Recorded data:
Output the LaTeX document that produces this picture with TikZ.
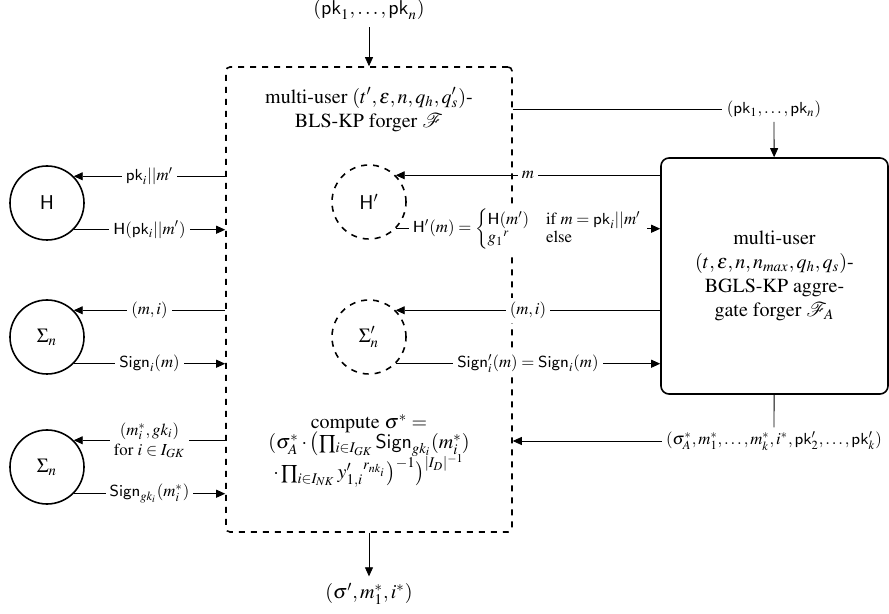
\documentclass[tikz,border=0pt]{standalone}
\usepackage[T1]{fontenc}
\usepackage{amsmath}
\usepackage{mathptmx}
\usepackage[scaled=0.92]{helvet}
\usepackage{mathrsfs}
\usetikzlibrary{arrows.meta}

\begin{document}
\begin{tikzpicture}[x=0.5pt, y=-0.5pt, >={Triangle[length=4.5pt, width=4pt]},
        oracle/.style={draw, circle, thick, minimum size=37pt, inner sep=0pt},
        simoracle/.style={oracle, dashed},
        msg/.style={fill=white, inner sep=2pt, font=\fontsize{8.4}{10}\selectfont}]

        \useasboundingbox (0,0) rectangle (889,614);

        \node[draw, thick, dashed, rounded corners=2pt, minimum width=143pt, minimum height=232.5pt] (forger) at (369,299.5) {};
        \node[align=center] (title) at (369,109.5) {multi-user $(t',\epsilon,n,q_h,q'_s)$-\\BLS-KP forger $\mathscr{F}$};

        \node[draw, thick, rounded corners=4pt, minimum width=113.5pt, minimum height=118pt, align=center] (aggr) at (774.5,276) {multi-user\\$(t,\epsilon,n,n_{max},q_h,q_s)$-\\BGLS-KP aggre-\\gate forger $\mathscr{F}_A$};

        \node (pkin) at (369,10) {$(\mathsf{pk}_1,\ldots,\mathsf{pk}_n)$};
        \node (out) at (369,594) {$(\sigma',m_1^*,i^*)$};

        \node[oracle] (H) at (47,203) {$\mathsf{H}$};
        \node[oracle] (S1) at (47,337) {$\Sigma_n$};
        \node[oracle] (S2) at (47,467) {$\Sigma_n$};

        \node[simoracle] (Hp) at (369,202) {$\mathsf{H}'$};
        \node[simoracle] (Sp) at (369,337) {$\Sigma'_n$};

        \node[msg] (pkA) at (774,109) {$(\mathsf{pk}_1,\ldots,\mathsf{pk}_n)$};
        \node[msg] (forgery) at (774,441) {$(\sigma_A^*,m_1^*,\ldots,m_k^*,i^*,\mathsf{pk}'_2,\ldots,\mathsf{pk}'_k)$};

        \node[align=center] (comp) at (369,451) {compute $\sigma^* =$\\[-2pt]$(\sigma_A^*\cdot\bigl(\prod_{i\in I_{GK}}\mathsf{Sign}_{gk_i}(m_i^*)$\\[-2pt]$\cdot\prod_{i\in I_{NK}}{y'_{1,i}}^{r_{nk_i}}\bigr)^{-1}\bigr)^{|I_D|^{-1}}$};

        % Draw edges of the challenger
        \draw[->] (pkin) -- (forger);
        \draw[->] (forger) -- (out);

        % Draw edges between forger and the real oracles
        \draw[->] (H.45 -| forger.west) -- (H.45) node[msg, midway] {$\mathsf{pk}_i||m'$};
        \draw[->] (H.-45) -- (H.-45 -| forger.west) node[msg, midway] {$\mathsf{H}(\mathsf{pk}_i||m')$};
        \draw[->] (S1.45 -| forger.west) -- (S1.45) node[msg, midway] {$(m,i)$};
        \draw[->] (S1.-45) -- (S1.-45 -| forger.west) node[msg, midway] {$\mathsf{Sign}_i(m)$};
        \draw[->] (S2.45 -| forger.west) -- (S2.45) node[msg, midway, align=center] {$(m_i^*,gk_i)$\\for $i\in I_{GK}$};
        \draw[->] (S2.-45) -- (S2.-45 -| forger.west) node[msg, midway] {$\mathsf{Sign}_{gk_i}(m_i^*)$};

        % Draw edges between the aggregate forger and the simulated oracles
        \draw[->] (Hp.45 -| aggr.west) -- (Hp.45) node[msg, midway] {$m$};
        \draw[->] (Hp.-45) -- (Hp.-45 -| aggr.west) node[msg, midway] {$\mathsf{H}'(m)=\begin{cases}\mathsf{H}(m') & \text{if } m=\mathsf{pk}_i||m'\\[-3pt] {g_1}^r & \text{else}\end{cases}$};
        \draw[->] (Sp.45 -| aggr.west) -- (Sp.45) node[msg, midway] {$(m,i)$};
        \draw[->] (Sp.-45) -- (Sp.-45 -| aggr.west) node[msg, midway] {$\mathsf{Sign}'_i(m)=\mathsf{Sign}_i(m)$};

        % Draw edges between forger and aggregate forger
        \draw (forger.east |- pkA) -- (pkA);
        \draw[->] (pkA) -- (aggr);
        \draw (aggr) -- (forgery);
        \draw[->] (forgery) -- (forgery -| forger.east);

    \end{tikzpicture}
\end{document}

==

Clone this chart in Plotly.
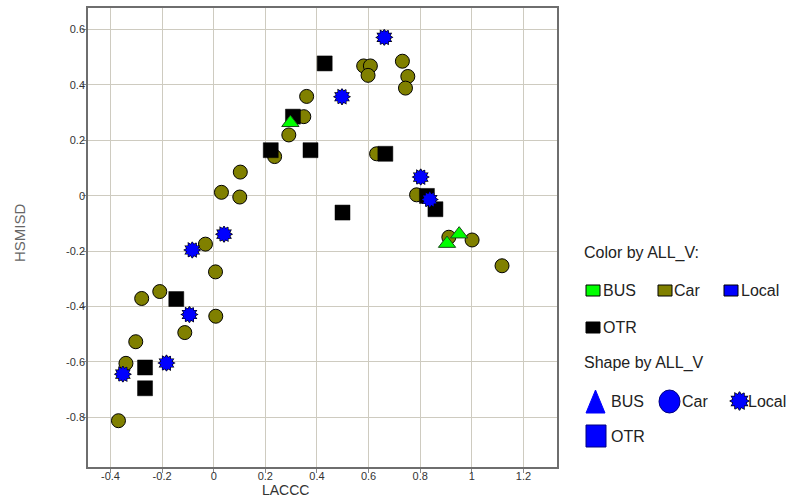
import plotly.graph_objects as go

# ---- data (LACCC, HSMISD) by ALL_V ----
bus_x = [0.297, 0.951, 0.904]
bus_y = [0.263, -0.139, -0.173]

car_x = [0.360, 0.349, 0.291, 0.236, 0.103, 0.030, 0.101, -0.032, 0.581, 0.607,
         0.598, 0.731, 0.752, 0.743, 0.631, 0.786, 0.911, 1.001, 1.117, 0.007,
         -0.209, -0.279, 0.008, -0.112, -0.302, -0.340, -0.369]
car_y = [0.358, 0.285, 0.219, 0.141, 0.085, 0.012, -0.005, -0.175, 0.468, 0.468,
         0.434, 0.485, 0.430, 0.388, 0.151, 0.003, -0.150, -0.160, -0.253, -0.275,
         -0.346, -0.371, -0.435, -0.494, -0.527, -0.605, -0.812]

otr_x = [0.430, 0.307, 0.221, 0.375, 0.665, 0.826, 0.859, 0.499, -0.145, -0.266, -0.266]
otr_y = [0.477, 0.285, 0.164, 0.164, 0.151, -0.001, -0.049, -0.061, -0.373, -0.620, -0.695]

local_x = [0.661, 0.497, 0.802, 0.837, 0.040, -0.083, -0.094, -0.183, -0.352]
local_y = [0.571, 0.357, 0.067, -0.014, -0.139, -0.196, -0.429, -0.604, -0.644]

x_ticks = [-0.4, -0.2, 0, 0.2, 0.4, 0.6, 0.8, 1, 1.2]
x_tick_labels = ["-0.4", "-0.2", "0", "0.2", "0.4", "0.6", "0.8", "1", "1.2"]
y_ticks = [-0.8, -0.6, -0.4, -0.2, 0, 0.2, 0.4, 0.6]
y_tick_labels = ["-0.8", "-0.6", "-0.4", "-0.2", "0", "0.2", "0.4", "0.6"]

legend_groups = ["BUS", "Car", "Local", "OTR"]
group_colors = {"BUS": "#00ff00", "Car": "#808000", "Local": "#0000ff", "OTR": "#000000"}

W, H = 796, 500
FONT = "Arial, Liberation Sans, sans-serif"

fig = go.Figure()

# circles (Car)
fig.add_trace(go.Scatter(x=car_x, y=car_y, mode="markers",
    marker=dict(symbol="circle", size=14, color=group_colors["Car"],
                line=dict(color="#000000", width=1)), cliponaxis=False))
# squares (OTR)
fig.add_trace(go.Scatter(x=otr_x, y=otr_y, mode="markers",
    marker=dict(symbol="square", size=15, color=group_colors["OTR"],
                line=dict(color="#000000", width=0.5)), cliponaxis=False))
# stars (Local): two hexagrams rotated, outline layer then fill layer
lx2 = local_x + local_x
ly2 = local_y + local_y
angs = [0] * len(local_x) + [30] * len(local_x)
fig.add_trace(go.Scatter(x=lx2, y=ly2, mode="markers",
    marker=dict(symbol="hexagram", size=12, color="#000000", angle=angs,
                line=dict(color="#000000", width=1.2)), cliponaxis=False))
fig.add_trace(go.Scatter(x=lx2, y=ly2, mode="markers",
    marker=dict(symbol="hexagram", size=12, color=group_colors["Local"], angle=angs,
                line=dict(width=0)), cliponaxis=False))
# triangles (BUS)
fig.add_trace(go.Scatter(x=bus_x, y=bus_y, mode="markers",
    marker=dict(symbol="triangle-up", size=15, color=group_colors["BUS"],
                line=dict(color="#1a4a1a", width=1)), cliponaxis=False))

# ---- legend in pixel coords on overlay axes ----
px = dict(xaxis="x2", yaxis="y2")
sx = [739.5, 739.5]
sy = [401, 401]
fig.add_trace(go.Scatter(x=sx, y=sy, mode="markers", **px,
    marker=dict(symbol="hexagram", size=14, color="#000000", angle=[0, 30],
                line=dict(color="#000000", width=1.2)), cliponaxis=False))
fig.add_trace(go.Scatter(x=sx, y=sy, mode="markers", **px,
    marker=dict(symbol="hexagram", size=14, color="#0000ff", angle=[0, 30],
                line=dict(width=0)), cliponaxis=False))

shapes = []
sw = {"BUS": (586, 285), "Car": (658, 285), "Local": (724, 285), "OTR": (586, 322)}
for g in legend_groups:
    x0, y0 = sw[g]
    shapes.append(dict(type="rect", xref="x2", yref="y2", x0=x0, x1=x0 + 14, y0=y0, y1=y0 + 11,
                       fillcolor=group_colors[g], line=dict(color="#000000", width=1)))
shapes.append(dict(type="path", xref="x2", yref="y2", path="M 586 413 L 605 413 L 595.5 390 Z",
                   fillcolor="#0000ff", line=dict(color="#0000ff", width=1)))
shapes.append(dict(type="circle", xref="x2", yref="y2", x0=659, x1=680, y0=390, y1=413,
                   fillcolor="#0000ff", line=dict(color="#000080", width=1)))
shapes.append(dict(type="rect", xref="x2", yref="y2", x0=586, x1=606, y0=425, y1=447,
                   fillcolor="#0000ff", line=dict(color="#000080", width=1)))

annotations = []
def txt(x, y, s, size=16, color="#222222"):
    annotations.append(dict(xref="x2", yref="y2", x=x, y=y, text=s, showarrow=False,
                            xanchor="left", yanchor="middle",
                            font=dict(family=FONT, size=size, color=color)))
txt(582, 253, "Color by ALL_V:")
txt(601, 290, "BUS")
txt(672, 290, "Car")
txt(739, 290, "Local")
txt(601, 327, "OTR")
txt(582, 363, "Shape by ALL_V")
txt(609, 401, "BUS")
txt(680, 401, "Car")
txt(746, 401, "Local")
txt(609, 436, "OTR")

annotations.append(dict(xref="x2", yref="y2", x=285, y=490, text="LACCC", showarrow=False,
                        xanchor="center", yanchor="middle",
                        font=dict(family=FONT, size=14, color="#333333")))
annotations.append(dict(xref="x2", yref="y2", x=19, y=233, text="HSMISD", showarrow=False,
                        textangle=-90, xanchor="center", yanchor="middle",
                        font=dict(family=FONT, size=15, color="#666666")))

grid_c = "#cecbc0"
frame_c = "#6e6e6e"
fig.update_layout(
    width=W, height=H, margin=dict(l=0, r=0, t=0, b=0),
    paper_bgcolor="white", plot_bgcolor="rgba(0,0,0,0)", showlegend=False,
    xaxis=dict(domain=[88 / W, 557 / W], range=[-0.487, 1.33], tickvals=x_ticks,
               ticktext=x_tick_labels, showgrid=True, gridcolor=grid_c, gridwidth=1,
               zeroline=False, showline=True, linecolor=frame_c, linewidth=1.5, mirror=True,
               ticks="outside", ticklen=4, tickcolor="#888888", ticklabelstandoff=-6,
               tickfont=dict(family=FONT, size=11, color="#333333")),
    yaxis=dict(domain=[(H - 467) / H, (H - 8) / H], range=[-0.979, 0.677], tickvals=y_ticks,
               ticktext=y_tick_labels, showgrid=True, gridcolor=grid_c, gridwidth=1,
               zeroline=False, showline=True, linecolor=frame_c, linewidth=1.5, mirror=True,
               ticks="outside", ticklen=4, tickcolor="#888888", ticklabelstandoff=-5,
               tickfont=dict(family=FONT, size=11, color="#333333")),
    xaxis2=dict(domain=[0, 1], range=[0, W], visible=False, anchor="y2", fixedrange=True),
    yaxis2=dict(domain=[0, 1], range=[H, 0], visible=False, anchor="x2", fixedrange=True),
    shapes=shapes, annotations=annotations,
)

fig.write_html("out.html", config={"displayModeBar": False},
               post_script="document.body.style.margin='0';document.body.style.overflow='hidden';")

▶ _AIM OF THE EXERCISE_: Select every line in the material above where the string "this" occurs, and copy it.

▶ _EXERCISE RESULT_:
Output the LaTeX document that produces this picture with TikZ.
Clone this chart in Plotly.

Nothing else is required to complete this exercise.